Whilst we can merrily agree to disagree about taste it is perhaps unwise to describe– and damn- any and all wines at a wine tasting as unpleasant (because you “believe” it must be so) so as to create an ideological platform from which to attack low/non-intervention wines – when you are in absentia. It is not just absence that makes the mind grow more cynical; we have to ask ourselves whether this is a fair summary or even an approximate depiction of the truth, or simply an opinion cultivated by some critics pleased to flaunt a professional contrarianism. It is the argument used by people who have philosophical difficulty with the mere concept that good wines might be successfully made in such a fashion – resulting in a critical approach that is akin playing the man rather than the ball. As Keats wrote aphoristically in a letter to his friend John Hamilton Reynolds, “axioms in philosophy are not axioms until they are proved upon our pulses.” Opinions, even when they are couched as if they are statements of unvarnished truth, are still opinions, for all that. In the wine world where drinking and enjoyment are paramount these axioms are indeed proved upon our pulses.

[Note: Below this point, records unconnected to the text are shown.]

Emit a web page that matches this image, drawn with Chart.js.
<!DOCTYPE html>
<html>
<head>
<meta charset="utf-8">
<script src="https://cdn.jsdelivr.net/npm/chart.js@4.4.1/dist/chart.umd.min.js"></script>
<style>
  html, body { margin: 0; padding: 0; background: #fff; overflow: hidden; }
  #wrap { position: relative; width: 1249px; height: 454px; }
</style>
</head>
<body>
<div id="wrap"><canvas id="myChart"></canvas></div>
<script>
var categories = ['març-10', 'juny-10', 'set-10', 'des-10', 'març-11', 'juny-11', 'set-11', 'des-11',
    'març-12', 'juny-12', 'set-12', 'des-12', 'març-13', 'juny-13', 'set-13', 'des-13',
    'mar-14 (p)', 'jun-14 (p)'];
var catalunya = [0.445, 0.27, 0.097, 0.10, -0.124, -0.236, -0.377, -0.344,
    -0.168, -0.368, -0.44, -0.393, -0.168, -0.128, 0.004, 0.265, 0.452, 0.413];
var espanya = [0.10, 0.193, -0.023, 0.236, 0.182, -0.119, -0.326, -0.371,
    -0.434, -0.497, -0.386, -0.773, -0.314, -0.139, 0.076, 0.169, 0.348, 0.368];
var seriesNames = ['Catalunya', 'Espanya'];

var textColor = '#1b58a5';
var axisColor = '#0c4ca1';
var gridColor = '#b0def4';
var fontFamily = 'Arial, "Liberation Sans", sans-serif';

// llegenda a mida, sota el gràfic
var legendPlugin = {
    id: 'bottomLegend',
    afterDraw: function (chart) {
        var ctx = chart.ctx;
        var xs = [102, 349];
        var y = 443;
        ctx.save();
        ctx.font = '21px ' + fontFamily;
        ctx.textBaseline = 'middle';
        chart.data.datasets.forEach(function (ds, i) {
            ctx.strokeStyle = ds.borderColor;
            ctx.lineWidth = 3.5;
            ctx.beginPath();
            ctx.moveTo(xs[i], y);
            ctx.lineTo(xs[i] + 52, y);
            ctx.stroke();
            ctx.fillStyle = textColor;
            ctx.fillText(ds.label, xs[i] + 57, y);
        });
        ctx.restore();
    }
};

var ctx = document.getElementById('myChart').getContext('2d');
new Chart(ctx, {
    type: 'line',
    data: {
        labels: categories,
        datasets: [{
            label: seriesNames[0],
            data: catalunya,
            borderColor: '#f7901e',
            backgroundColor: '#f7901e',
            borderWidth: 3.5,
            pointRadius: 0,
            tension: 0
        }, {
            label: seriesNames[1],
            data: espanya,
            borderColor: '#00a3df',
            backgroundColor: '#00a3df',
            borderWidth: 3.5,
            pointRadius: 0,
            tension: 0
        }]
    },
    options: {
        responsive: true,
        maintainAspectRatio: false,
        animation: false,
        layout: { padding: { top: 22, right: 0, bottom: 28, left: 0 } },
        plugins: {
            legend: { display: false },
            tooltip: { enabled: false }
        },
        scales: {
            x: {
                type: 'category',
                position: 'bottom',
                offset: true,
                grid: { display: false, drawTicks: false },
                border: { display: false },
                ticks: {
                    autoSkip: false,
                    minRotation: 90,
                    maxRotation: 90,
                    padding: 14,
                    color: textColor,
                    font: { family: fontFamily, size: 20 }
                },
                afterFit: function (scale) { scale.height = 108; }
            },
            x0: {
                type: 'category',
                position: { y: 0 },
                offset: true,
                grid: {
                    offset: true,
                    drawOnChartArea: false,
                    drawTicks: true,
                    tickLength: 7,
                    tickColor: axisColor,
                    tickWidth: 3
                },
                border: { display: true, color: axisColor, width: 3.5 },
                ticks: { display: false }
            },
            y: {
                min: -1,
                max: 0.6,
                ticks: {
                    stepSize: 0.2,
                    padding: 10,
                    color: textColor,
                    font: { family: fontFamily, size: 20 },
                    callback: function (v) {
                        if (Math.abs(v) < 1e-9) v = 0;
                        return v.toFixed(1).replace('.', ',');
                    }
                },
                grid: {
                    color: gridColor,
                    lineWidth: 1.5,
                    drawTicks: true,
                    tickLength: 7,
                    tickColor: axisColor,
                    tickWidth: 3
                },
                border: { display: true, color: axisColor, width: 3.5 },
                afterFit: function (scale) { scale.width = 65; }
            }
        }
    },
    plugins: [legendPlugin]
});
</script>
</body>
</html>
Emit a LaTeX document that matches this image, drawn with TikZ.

Elevating the discourse above the notion of wines as functional microbiological and chemical transformations into a more poetic narrative about vines, place, people, life and love and much more, brings us closer to the real purpose of wine. Respecting this story shows a desire to form a relationship with the wine, otherwise it becomes merely a vehicle for different transactions, a highly processed product with a finite commercial purpose.
“Wine…changing even as we taste it, delivers a message with meaning only in our response. If we are in the right key when we receive it, our eyes will shine and we shall radiate pleasure,” wrote Gerald Asher in The Pleasures of Wine. Tasting is an opportunity to learn for those who are open-minded, drinking wine an opportunity to experience pleasure for those who are truly tuned in to that possibility.
Those that enjoy drinking natural wines relish them for a variety of reasons. One is a sense of the life within, something to do with the way the wines move when one puts them in one’s mouth. Then there are the edges, the tiny flaws, that mark these wines as individual. The feeling that the wine exists on its own merit rather tasting the mediating architectural intent of the winemaker. The drinking of the wine, the effortless consumption, and above all, the sense of nourishment, the wine, this fermented natural product that warms the stomach and aids digestion. It is not that every natural wine confers delicious pleasure. Some are awry, moody, faulty to a fault, others don’t chime with your sense or need at the moment.
So, how do you recognise a natural wine by its taste? I am tempted to leave it at this: When you know, you know.